Thursday 23 May 2013

kunstkammer, wunderkammer

This rainy and gloomy afternoon, another one in a series that’s really inverted the calendar all over again, turned into a perfect opportunity to spend some time in the local museum, quite a celebrated institution, and sheltering from the nasty weather in the endless maze of galleries, I really enjoyed myself.
The Wiesbaden collection consists to a large extent of the encyclopedic anthologies of the family of Johann Isaak von Gerning donated to the state, but due to the constraints of time and space, rotates its exhibitions with a hauntingly perfect thematic unity. A little leitmotif, follow the bouncing ball, subtlety tied everything together as I advanced from hall to hall.
One great interest of von Gerning was rejoicing in his native Rhine and the museum composed a very nice display of landscapes, and it was interesting to see a romanticized and sometimes fantastically impossible portrayal of some of the places we’ve seen in the area and places yet to visit—but that’s what art is and for an accurate image, one should settle with a photograph. Numerous guest painters who had also visited the Rhine’s castles and mountains also shared their impressions.

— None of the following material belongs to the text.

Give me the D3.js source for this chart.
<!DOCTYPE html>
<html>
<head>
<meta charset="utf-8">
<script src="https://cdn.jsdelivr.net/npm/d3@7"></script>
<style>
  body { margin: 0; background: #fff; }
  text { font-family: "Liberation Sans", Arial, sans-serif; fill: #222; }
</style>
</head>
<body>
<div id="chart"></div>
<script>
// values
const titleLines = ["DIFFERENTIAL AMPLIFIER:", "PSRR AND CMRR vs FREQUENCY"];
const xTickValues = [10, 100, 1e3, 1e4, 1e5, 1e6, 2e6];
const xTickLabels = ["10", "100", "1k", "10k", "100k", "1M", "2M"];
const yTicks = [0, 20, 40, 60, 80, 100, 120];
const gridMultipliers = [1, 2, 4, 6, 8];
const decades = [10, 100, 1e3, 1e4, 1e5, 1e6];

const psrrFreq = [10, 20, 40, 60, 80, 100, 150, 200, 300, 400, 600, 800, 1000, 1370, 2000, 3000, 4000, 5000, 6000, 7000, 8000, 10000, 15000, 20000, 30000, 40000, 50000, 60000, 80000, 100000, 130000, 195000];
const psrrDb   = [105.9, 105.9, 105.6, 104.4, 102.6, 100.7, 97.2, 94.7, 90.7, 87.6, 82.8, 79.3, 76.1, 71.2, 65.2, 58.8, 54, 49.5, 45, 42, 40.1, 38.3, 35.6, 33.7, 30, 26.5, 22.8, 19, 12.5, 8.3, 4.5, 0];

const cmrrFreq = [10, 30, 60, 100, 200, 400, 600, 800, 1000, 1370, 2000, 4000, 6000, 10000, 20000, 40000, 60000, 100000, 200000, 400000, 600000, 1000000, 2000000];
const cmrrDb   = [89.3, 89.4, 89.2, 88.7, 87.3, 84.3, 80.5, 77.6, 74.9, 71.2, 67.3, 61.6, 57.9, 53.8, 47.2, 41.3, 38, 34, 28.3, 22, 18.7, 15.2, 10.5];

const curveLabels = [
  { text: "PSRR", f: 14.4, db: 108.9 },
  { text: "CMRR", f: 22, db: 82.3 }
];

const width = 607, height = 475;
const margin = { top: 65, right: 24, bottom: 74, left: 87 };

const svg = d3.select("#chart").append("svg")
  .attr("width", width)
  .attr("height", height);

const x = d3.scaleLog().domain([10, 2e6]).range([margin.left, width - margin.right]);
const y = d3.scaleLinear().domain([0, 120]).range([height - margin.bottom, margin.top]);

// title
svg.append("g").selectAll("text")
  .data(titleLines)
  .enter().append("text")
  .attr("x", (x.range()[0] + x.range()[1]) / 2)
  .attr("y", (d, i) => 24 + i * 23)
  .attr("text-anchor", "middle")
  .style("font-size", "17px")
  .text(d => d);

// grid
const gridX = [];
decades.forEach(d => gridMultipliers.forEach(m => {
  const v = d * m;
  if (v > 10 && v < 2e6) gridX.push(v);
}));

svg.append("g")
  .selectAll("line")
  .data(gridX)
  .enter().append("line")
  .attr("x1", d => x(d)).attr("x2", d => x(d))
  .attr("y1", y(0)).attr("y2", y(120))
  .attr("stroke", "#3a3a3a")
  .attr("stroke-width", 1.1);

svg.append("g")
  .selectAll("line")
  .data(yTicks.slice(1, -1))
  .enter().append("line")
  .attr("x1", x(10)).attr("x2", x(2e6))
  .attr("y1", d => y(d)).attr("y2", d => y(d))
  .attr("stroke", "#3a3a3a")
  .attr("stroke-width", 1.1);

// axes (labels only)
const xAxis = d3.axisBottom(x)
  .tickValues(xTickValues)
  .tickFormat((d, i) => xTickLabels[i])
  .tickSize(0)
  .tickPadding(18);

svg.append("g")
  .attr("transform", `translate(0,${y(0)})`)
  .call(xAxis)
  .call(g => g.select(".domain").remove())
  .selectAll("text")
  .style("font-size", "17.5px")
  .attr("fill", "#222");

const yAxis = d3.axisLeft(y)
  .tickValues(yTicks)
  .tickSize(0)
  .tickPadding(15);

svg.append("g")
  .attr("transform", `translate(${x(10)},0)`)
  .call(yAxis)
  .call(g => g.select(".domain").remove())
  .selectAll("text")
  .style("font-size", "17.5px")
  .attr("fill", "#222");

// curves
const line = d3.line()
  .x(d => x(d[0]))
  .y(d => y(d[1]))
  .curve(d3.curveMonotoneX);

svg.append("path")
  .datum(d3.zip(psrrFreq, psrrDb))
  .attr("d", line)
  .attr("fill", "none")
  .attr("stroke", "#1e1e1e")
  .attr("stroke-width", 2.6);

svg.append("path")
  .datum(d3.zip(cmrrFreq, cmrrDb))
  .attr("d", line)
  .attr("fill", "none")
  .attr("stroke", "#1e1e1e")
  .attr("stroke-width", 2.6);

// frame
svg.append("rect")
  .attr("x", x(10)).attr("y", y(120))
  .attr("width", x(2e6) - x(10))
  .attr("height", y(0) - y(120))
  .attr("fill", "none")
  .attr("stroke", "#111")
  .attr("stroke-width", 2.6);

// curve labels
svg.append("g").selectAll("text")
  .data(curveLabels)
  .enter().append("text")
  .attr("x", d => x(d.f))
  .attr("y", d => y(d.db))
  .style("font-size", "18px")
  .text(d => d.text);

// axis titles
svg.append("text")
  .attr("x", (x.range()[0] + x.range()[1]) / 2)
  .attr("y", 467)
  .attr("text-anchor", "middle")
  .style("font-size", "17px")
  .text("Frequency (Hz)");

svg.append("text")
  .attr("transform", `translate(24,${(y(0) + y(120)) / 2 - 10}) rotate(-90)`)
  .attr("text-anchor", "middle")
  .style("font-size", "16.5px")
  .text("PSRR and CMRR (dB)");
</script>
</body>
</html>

 The landscapes were punctuated with examples of baroque-era taxidermy and entomological collections, which were repeated later in the complimentary exhibits that featured the aesthetics of Nature in several acts, the whole spectrum of colour, range of motion and variations on any given theme. The permanent stores on show were also interspersed with some pretty unique installations of post-modern art that amazingly contributed to the natural progression.